Adv Menzi Simelane, Law Adviser for the Department, replied that 6(3) only stipulated additional requirements. Things would become clear moving forward. The issues Mr Du Toit referred to, were day to day engagements, dealt with through operationalisation. The basic principle attended to in the Bill was that of transfer between the three spheres of government. The problem was how the Labour Relations Act would be adhered to on a day to day basis. The Bill only sought to create a framework and enabling environment for transfer and secondment.

Ms Melissa Njikela, Chief State Negotiator for the Department, added that some of the words might appear arbitrary. But the concept of reasonableness was as defined in law.

The Minister agreed that the “reasonable man” concept was a standard measurement. Mr Du Toit himself was not an ordinary man. The concept was rapidly receding. Mr Du Toit seemed concerned that regulations would not be endorsed by Parliament. Regulations were easier to deal with, as amending law took long. But regulations would indeed be brought to Parliament. The law would be supported. The question was how government was to go about restructuring itself. Other laws like the Labour Relations Act applied to the principles listed.
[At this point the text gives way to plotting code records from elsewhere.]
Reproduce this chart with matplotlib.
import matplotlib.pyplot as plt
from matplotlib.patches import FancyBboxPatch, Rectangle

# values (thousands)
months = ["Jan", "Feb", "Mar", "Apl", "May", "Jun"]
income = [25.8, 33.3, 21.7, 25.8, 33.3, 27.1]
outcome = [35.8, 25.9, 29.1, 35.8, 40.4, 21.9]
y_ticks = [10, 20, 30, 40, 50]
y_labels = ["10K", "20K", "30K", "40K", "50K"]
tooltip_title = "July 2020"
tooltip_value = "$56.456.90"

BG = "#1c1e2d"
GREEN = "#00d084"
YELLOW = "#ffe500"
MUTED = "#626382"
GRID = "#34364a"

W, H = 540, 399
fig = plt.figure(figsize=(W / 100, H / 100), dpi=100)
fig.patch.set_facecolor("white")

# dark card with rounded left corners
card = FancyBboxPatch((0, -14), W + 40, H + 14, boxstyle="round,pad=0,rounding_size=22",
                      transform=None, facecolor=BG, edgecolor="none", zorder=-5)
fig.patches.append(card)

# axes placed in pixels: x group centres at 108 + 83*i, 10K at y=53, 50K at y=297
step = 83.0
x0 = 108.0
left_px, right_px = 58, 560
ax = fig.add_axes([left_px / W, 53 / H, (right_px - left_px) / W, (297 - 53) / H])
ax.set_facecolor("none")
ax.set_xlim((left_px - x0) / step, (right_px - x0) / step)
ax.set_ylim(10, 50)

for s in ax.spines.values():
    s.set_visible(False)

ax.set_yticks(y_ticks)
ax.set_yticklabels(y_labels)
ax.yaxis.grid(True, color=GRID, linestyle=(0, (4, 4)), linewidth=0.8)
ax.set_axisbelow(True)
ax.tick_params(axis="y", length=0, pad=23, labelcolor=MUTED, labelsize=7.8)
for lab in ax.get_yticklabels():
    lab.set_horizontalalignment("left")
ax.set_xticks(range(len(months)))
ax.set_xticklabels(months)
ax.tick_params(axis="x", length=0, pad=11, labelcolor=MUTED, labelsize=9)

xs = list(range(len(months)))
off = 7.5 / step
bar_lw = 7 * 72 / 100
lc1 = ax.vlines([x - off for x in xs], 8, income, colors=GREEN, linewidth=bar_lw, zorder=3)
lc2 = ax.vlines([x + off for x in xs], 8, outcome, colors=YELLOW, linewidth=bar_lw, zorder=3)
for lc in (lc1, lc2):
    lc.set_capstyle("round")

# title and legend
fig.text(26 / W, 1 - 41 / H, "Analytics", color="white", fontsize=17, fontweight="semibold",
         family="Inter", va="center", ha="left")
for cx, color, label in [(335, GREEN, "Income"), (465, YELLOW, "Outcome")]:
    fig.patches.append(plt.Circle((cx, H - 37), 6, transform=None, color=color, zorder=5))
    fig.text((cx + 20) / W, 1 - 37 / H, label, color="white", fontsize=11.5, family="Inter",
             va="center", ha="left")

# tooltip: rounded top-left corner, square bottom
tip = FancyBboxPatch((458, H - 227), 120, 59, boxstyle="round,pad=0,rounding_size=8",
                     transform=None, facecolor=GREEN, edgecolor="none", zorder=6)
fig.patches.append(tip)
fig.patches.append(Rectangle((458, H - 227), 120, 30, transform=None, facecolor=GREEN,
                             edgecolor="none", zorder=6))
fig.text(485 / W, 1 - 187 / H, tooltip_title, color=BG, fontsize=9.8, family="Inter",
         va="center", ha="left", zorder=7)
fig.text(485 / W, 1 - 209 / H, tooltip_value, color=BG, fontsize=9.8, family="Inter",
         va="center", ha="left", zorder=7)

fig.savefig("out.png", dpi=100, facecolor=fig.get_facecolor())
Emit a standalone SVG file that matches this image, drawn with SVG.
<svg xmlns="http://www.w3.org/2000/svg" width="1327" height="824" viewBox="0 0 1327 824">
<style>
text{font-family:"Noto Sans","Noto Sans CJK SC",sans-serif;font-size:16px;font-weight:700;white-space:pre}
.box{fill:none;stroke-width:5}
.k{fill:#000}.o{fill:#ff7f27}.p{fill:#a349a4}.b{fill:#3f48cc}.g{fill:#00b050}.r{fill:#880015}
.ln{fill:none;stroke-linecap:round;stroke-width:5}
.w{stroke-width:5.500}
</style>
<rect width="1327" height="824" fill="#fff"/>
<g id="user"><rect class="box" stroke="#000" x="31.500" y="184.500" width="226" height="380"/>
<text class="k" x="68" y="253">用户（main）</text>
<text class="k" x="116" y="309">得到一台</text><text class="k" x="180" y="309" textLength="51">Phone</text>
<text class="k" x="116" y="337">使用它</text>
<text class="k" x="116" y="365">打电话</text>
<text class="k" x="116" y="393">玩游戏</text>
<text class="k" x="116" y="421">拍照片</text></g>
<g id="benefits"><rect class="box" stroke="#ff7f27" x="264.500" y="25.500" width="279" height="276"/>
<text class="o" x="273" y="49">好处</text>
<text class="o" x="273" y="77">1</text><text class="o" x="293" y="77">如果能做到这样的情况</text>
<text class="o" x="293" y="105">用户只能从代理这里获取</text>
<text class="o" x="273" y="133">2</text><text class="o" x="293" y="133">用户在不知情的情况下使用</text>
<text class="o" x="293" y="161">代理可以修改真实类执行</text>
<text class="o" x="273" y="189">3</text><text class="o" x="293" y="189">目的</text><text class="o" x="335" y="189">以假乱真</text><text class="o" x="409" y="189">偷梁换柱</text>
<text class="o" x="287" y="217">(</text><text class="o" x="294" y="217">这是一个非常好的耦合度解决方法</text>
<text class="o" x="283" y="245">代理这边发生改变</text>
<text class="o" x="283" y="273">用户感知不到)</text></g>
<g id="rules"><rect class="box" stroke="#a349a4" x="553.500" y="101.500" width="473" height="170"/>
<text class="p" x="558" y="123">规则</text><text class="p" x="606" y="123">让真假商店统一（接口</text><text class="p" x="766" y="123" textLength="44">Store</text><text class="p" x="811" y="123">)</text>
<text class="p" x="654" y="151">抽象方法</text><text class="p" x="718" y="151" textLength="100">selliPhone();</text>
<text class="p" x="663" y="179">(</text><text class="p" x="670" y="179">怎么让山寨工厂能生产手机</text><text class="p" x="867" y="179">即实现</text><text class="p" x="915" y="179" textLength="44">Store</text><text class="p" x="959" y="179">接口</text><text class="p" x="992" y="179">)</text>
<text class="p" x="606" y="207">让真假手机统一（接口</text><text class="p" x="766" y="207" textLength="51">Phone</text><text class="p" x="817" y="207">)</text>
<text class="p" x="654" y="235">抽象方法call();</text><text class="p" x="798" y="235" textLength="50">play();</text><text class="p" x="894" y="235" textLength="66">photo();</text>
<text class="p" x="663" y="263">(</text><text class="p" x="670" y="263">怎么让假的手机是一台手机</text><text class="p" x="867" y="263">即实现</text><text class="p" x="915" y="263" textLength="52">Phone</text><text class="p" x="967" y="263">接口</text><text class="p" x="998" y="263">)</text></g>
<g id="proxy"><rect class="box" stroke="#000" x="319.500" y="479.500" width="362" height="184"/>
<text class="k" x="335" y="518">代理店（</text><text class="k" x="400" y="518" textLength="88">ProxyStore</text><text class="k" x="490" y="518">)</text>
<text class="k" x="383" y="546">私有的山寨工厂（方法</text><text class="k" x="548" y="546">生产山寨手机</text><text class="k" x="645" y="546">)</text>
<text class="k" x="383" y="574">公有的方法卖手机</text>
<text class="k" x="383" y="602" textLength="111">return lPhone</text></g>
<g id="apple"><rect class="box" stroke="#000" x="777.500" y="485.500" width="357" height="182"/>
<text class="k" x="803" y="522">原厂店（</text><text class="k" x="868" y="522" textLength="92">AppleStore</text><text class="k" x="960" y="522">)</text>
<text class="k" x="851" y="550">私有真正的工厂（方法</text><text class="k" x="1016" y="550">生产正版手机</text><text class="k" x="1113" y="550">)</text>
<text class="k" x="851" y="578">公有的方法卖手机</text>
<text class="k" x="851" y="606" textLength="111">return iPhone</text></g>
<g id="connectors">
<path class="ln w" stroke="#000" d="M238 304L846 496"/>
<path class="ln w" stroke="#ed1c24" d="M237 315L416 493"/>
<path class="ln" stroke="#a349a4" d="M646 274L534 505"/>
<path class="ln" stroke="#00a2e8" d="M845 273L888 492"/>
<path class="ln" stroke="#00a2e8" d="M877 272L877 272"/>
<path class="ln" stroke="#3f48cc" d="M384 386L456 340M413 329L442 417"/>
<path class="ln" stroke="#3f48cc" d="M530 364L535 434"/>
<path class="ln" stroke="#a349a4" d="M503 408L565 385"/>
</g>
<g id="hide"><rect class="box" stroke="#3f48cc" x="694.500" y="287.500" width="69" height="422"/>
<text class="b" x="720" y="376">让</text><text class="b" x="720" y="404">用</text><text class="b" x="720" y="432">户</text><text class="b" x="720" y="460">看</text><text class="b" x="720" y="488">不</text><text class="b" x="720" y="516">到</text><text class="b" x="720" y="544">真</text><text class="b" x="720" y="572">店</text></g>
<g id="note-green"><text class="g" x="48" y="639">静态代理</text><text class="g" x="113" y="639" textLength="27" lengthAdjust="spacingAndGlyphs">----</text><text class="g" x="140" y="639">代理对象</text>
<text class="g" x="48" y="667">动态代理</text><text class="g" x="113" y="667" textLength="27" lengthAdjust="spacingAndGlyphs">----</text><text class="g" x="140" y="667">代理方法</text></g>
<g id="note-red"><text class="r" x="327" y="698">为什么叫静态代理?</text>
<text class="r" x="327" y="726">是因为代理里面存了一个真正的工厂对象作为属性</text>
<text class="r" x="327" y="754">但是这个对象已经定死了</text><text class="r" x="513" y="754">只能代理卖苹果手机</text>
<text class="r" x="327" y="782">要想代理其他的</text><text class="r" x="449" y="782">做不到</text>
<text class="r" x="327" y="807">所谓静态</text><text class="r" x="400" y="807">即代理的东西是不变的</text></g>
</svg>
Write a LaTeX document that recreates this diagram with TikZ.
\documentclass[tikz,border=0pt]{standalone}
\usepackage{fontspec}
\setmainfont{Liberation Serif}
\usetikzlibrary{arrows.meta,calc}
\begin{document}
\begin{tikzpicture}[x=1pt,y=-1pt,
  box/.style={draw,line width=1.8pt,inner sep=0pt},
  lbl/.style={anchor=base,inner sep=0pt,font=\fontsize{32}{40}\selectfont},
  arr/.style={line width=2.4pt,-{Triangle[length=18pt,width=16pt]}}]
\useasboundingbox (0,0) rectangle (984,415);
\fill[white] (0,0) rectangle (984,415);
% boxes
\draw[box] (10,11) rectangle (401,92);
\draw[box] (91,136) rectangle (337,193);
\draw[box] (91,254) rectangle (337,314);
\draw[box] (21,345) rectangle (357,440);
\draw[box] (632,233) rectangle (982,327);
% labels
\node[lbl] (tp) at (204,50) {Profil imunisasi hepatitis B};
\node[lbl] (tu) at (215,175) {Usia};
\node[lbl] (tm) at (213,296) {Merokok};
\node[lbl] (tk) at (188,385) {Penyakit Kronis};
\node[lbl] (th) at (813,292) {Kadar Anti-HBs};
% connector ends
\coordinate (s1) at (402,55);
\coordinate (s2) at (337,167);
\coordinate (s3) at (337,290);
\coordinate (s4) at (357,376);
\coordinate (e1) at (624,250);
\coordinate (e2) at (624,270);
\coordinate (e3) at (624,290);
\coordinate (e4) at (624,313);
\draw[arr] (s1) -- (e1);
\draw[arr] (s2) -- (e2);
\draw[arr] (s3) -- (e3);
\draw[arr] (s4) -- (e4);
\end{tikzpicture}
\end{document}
The Bill was setting a framework in which other laws became applicable.

Mr Du Toit remarked that if ordinary people could not understand terms, it had to be reformulated. The Bill was not written for Members of Parliament. Laws had to go to the Constitutional Court if they were vague, and could not be well interpreted.

The Minister remarked that all organs of state had to follow a similar approach. The aim was to regulate public administration. The Department of Public Enterprises would hopefully follow the same route. The question was whether there were laws governing Parliament. Laws underpinned the Constitution. With regard to people who might not want to be transferred, the Minister gave a humorous sketch of what transfers had done for one Helen Zille.

Mr Du Toit remarked that political parties were not governed by the Constitution.

The Minister answered that the Constitution was nevertheless consulted.

The Chairperson adjourned the meeting.